Missouri Food Coalitions Digging Up Deep Roots Of Food Insecurity
If every American followed the USDA's dietary recommendations — two and a half cups of vegetables and two cups of fruit — demand would far exceed supply.
"It's difficult to grow fruits and vegetables, which are considered specialty crops under federal law, and which receive far fewer supports," says Beth Low-Smith, vice president of policy for KC Healthy Kids and director of the Greater KC Food Policy Coalition.
A federal farm bill that's renewed every five years encourages production of commodity crops like corn and soy. Farmers who grow those crops attempt to maximize production, using chemicals and growing processes that negatively affect the environment.
Those crops make up the bulk of what animals and many humans consume — think snack food, cereal and anything processed.
Low-Smith's organizations in Kansas City and the Missouri Coalition for the Environment in St. Louis are concerned about what these farming practices mean for Missourians, especially those who are food insecure.
It's not just that the United States has elevated the production of corn and soy over that of fruits and vegetables. It's also a matter of the impact current farming trends have on the environment.
Melissa Vatterott, food and farm director of the Missouri Coalition of the Environment, says that the way our food is grown impacts our water quality and our air quality. Vatterott is working on policies surrounding urban farming and community gardens that will ensure people of all socioeconomic backgrounds can access healthy, affordable food.
The Missouri Coalition for the Environment is about to roll out a program called Known and Grown STL in St. Louis. It will focus on marketing environmentally responsible farmers so that the public will know where and how to buy the best available fresh foods in their area.
Good, fresh food means little to no chemicals and livestock fed through rotational grazing for optimal soil, animal and meat eaters’ health.
Vatterott says best growing practices protect the environment for "good soil health and good water quality, which is important for ensuring good food access for all of us long term. We can't eat if we don't have a good environment."
Kansas City already has a program like Know and Grow STL called Kansas City Food Circle, which lists 91 farms surrounding the Kansas City Metro on both sides of the state line.
Both cities have burgeoning urban farming and community garden programs, which is particularly important for people who are "food insecure" and can't obtain nutritionally adequate and culturally appropriate food due to their location or income.
Low-Smith says the price of food as a portion of household income has been in decline for decades. It's not the cost of the food that's the issue, she says, it's wage stagnation.
"The issue is poverty. Food insecurity reflects inequalities in our food system and in our society as a whole," Low-Smith says.

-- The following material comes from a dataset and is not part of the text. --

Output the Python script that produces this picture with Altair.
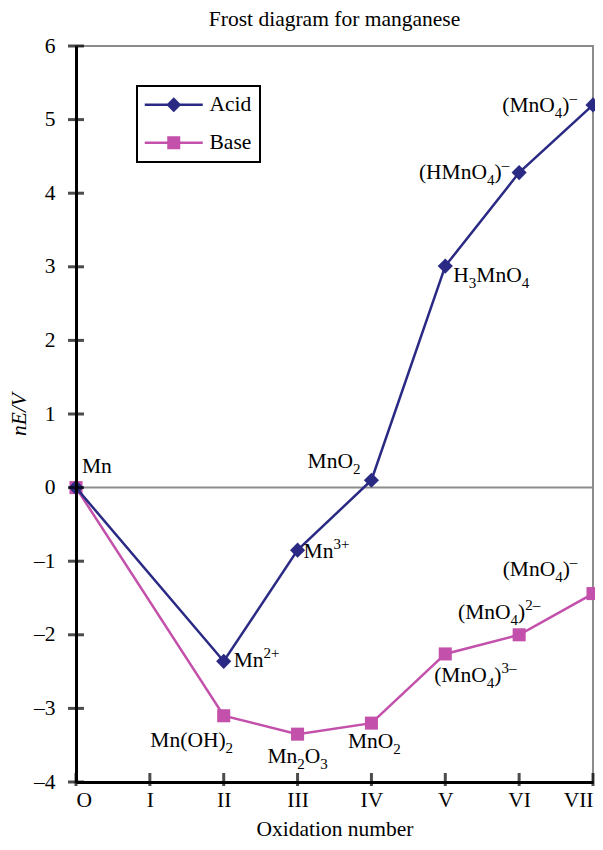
import re
import altair as alt
import pandas as pd

# ---- data ----
ox = [0, 2, 3, 4, 5, 6, 7]
acid_vals = [0.0, -2.36, -0.85, 0.10, 3.01, 4.28, 5.20]
base_vals = [0.0, -3.10, -3.35, -3.20, -2.26, -2.00, -1.44]
# "_{..}" = subscript, "^{..}" = superscript
acid_labels = ["Mn", "Mn^{2+}", "Mn^{3+}", "MnO_{2}", "H_{3}MnO_{4}", "(HMnO_{4})^{–}", "(MnO_{4})^{–}"]
base_labels = ["", "Mn(OH)_{2}", "Mn_{2}O_{3}", "MnO_{2}", "(MnO_{4})^{3–}", "(MnO_{4})^{2–}", "(MnO_{4})^{–}"]
roman = ["O", "I", "II", "III", "IV", "V", "VI", "VII"]
y_ticks = list(range(-4, 7))
x_ticks = list(range(0, 8))
series = ["Acid", "Base"]

ACID = "#2a2a85"
BASE = "#c350aa"
FONT = "Liberation Serif"
FS = 21.5
FS_SMALL = 15

zero_df = pd.DataFrame({"y": [0]})
ytick_df = pd.DataFrame({"x": [0] * len(y_ticks), "y": y_ticks})
xtick_df = pd.DataFrame({"x": x_ticks, "y": [-4] * len(x_ticks)})
legend_df = pd.DataFrame({"x": [0, 0], "y": [0, 0], "series": series})
acid_df = pd.DataFrame({"x": ox, "y": acid_vals})
base_df = pd.DataFrame({"x": ox, "y": base_vals})

roman_expr = "[" + ",".join("'%s'" % r for r in roman) + "][datum.value]"

X = alt.X(
    "x:Q",
    scale=alt.Scale(domain=[0, 7], nice=False, zero=False),
    axis=alt.Axis(
        values=x_ticks, labelExpr=roman_expr, ticks=False, tickSize=0, grid=False,
        domainColor="black", domainWidth=3, labelFont=FONT, labelFontSize=FS,
        labelColor="black", labelPadding=7, title="Oxidation number",
        titleFont=FONT, titleFontSize=FS, titleFontWeight="normal",
        titleColor="black", titlePadding=8, zindex=2,
    ),
)
Y = alt.Y(
    "y:Q",
    scale=alt.Scale(domain=[-4, 6], nice=False, zero=False),
    axis=alt.Axis(
        values=y_ticks,
        labelExpr="datum.value < 0 ? '–' + abs(datum.value) : '' + datum.value",
        ticks=False, tickSize=0, grid=False, domainColor="black", domainWidth=3,
        labelFont=FONT, labelFontSize=FS, labelColor="black", labelPadding=21,
        title="nE/V", titleFont=FONT, titleFontSize=FS, titleFontWeight="normal",
        titleFontStyle="italic", titleColor="black", titlePadding=3, zindex=2,
    ),
)

zero = alt.Chart(zero_df).mark_rule(color="#8c8c8c", strokeWidth=2).encode(y=Y)
yticks = alt.Chart(ytick_df).mark_tick(
    orient="horizontal", size=16, thickness=3, color="black"
).encode(x=X, y=Y)
xticks = alt.Chart(xtick_df).mark_tick(
    orient="vertical", size=13, thickness=3, color="black", yOffset=-2.5
).encode(x=X, y=Y)

base_line = alt.Chart(base_df).mark_line(color=BASE, strokeWidth=2.5).encode(x=X, y=Y)
base_pts = alt.Chart(base_df).mark_point(
    shape="square", filled=True, size=170, color=BASE, opacity=1
).encode(x=X, y=Y)
acid_line = alt.Chart(acid_df).mark_line(color=ACID, strokeWidth=2.5).encode(x=X, y=Y)
acid_pts = alt.Chart(acid_df).mark_point(
    shape="diamond", filled=True, size=230, color=ACID, opacity=1
).encode(x=X, y=Y)

# legend symbols: line segment + marker
acid_sym = "M-2.9,-0.13L2.9,-0.13L2.9,0.13L-2.9,0.13Z M0,-0.75L0.75,0L0,0.75L-0.75,0Z"
base_sym = "M-2.9,-0.13L2.9,-0.13L2.9,0.13L-2.9,0.13Z M-0.65,-0.65L0.65,-0.65L0.65,0.65L-0.65,0.65Z"

leg = alt.Legend(
    title=None, orient="none", legendX=61, legendY=40, padding=8,
    symbolSize=400, symbolOffset=18, labelOffset=25, rowPadding=15,
    labelFont=FONT, labelFontSize=FS, labelColor="black",
    strokeColor="black", fillColor="white", symbolOpacity=1,
    symbolStrokeWidth=0,
)

legend_layer = alt.Chart(legend_df).mark_point(filled=True, size=0, opacity=1).encode(
    x=X, y=Y,
    color=alt.Color("series:N", scale=alt.Scale(domain=series, range=[ACID, BASE]), legend=leg),
    shape=alt.Shape("series:N", scale=alt.Scale(domain=series, range=[acid_sym, base_sym]), legend=leg),
)

# ---- data labels with sub/superscripts (offsets are label styling) ----
CHAR_W = {"M": .889, "n": .5, "O": .722, "H": .722, "(": .333, ")": .333,
          "+": .564, "–": .5, " ": .25}


def parse(markup):
    segs = []
    for m in re.finditer(r"([_^])\{([^}]*)\}|([^_^]+)", markup):
        if m.group(3):
            segs.append((m.group(3), "n"))
        else:
            segs.append((m.group(2), "sub" if m.group(1) == "_" else "sup"))
    return segs


def seg_size(kind):
    return FS if kind == "n" else FS_SMALL


def seg_w(text, kind):
    return sum(CHAR_W.get(c, .5) for c in text) * seg_size(kind)


SHIFT = {"n": 0, "sub": 7, "sup": -8}

acid_style = [
    dict(align="left", dx=6, dy=-21),
    dict(align="left", dx=10, dy=0),
    dict(align="left", dx=6, dy=2),
    dict(align="right", dx=-11, dy=-18),
    dict(align="left", dx=8, dy=10),
    dict(align="right", dx=-10, dy=0),
    dict(align="right", dx=-16, dy=1),
]
base_style = [
    None,
    dict(align="center", dx=-32, dy=25),
    dict(align="center", dx=0, dy=23),
    dict(align="center", dx=3, dy=19),
    dict(align="center", dx=30, dy=22),
    dict(align="center", dx=-20, dy=-22),
    dict(align="center", dx=-53, dy=-24),
]

text_layers = []
for xs, ys, labels, styles in ((ox, acid_vals, acid_labels, acid_style),
                               (ox, base_vals, base_labels, base_style)):
    for i, st in enumerate(styles):
        if st is None or not labels[i]:
            continue
        segs = parse(labels[i])
        total = sum(seg_w(t, k) for t, k in segs)
        if st["align"] == "left":
            start = st["dx"]
        elif st["align"] == "right":
            start = st["dx"] - total
        else:
            start = st["dx"] - total / 2
        acc = 0.0
        for t, k in segs:
            seg_df = pd.DataFrame({"x": [xs[i]], "y": [ys[i]], "label": [t]})
            text_layers.append(
                alt.Chart(seg_df).mark_text(
                    font=FONT, fontSize=seg_size(k), color="black", align="left",
                    baseline="middle", dx=start + acc, dy=st["dy"] + SHIFT[k],
                ).encode(x=X, y=Y, text="label:N")
            )
            acc += seg_w(t, k)

chart = alt.layer(
    zero, base_line, base_pts, acid_line, acid_pts, legend_layer, yticks, xticks, *text_layers
).properties(
    width=517, height=736,
    autosize=alt.AutoSizeParams(type="none"),
    padding={"left": 68, "top": 38, "right": 2, "bottom": 58},
    title=alt.Title("Frost diagram for manganese", font=FONT, fontSize=FS,
                    fontWeight="normal", color="black", offset=5, anchor="middle"),
).configure_view(
    stroke="#8c8c8c", strokeWidth=2
).configure_legend(
    strokeWidth=2
)

chart.save("out.html", embed_options={"renderer": "svg", "actions": False})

Many areas that are considered food deserts are also home to vacant lots that can be repurposed as urban farms if city codes allow it and residents are willing to work with programs like Cultivate KC and KC Grow.
"Think about what the real price of your food is to your own health and the health of the environment," Low-Smith says. "When you choose to buy fresh whole foods that are grown in ways that support your health and environmental health, they also support a thriving community."
Correction: The caption for the photo above misidentified Erica Williams, executive director of A Red Circle and chair of the MOKAN Food Systems work group. It has been corrected.